Recall the brute force algorithm. Make all possible lines from pairs of points and then check if the rest of the points are all on the same side of the line. How much? There are n(n-1)/2 such lines and then we check with n-2 remaining points. So the cost is cubic.

Algorthim quickhull

1. Sort the set of points, S, by the x-dimension with ties resolved by the y-dimension.

2. Identify the first and last points of the sort P₁ and P_n

Note P₁ and P_n are vertices of the hull

The ray P₁P_n divides S into sets of points, by points left (S₁) or right (S₂) of the line, defined later.

We need to find the upper and lower hulls. We'll do this recursively.

Note also that S₁ or S₂ could be empty sets.

3. For S₁ find the P_max which is the maximum distance from line P₁P_n, tires can be resolved by the point that maximizes the angle P_maxP₁P_n.

Note that the ray P₁P_max divides points of S₁ into left and right sets. The left points are S₁₁.

Also P_maxP_n identifies the left points S₁₂ of S₁

P_max is vertex of the hull

The points inside the triangle P₁P_maxP_n cannot be vertices of the hull

There are no points to the left of both P₁P_max and P_maxP_n

4. Recursively find the upper hull of the union of P₁, S₁₁ and P_max, and the union of P_max, S₁₂, and P_n

5. Do the like to find the lower hull

We need to identify if point (x₃, y₃) is left or right of the ray defined by points (x₁, y₁) and (x₂, y₂).

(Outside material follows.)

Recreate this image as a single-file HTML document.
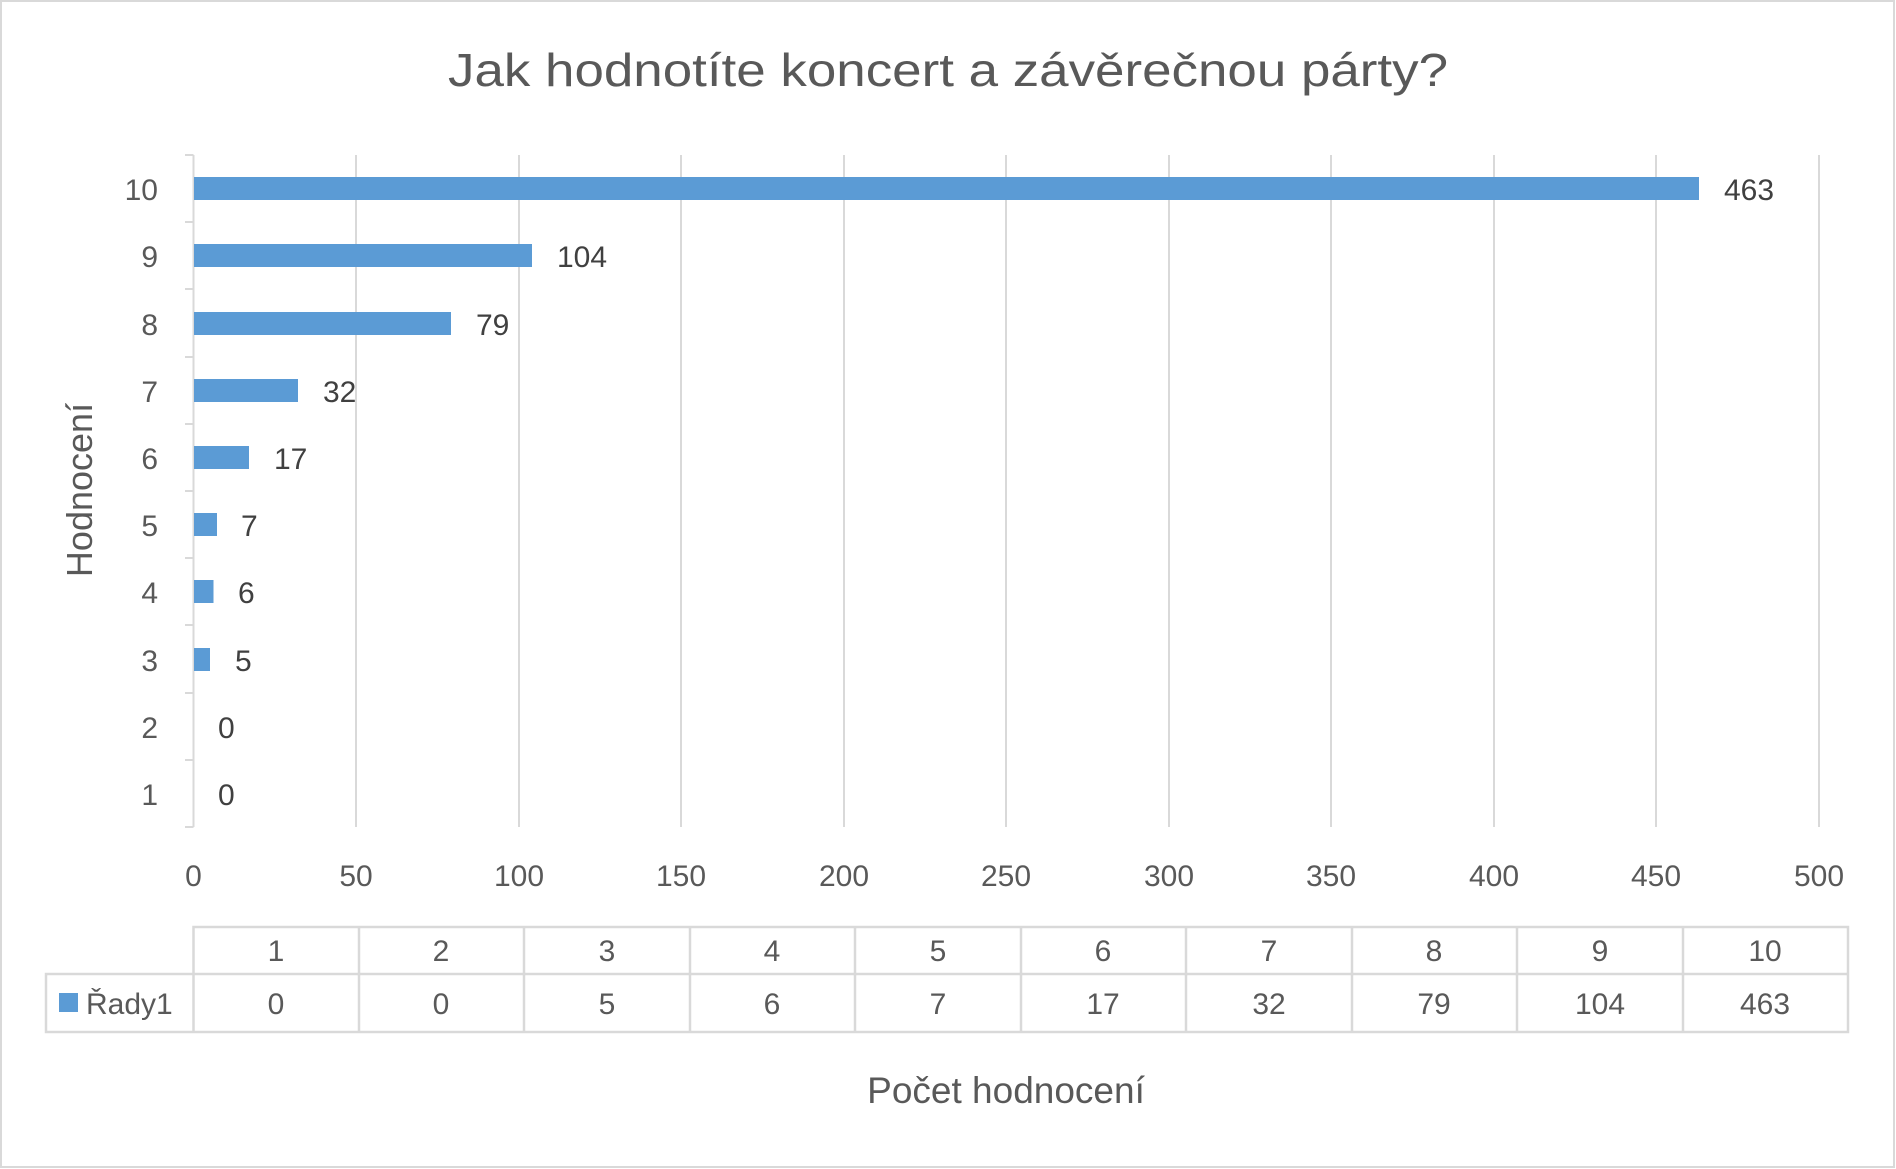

We use the sign of the determinate

│x₁ y₁ 1│

│x₂ y₂ 1│

│x₃ y₃ 1│

Which has value of the area of the triangle with sign determine by order of the three points. The sign has the properties we need.

Sorting along the x-dimensions cost Θ(n lg n). Finding P_max cost Θ(n). Cost of determining the sets S₁, S₂, S₁₁, and S₁₂ are each Θ(n).

How many recursive call in the worst case? O(n).

The worst case cost is Θ(n²) which beats the brute force O(n³)

We expect the average case to do much better because of the divide and conquer approach, much like quick sort does. In addition for any reasonable and random distribution of points many points in the triangle are eliminated. In fact for randomly chosen points in a circle the average case cost is linear.